● **Stated goal**
Skipping all pictures, set down the lines of the listing from the first through the one with "const yTicks = [0, 50, 100, 150, 200, 250, 300, 350];".

● **Supplied material**
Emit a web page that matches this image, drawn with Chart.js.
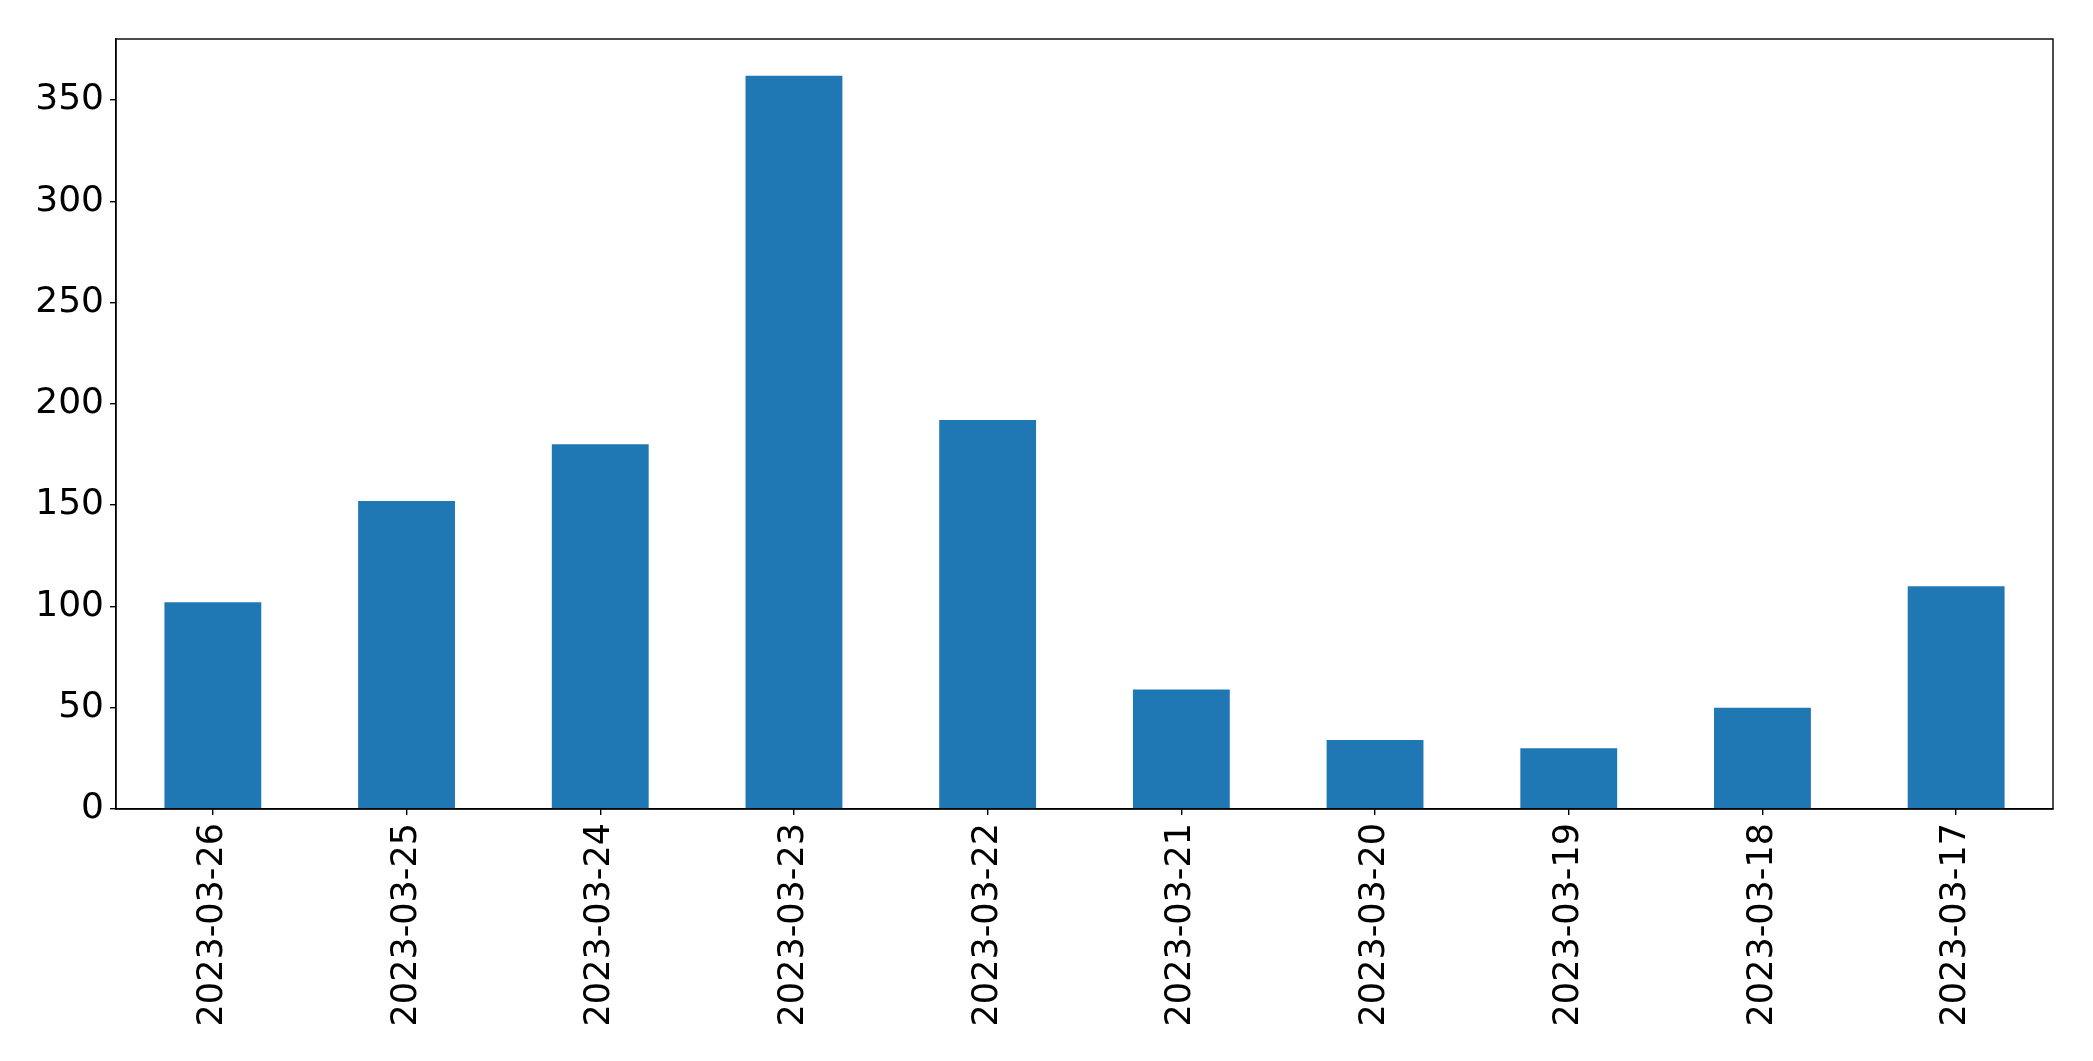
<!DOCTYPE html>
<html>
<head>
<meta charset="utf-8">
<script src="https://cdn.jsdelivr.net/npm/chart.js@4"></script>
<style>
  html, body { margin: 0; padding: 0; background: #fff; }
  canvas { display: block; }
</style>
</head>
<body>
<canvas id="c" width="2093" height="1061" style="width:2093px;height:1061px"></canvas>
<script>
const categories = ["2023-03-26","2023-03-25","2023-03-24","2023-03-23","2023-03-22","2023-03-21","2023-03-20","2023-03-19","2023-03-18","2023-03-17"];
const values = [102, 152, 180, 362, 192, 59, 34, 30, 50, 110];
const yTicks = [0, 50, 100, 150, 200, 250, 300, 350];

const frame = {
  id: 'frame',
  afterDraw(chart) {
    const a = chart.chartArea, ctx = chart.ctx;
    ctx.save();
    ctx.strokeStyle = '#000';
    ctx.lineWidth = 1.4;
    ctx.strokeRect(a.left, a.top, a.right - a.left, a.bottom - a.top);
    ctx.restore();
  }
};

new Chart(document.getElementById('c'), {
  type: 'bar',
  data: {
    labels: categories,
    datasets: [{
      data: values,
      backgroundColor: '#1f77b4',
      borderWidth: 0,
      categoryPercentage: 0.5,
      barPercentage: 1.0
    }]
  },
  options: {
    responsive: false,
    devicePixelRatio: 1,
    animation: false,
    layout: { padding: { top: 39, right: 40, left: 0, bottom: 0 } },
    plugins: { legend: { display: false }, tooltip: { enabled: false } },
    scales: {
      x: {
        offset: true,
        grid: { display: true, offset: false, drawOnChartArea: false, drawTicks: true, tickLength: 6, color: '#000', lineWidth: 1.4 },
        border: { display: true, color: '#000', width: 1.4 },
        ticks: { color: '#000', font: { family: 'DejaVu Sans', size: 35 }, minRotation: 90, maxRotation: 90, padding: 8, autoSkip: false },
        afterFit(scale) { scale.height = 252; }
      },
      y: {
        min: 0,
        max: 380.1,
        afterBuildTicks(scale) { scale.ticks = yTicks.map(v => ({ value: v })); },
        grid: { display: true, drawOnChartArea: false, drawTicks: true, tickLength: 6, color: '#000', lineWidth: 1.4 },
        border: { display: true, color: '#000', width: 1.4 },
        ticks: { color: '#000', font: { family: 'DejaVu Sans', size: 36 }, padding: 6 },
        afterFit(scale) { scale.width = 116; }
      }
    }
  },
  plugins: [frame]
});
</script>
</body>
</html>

● **Task answer**
Emit a web page that matches this image, drawn with Chart.js.
<!DOCTYPE html>
<html>
<head>
<meta charset="utf-8">
<script src="https://cdn.jsdelivr.net/npm/chart.js@4"></script>
<style>
  html, body { margin: 0; padding: 0; background: #fff; }
  canvas { display: block; }
</style>
</head>
<body>
<canvas id="c" width="2093" height="1061" style="width:2093px;height:1061px"></canvas>
<script>
const categories = ["2023-03-26","2023-03-25","2023-03-24","2023-03-23","2023-03-22","2023-03-21","2023-03-20","2023-03-19","2023-03-18","2023-03-17"];
const values = [102, 152, 180, 362, 192, 59, 34, 30, 50, 110];
const yTicks = [0, 50, 100, 150, 200, 250, 300, 350];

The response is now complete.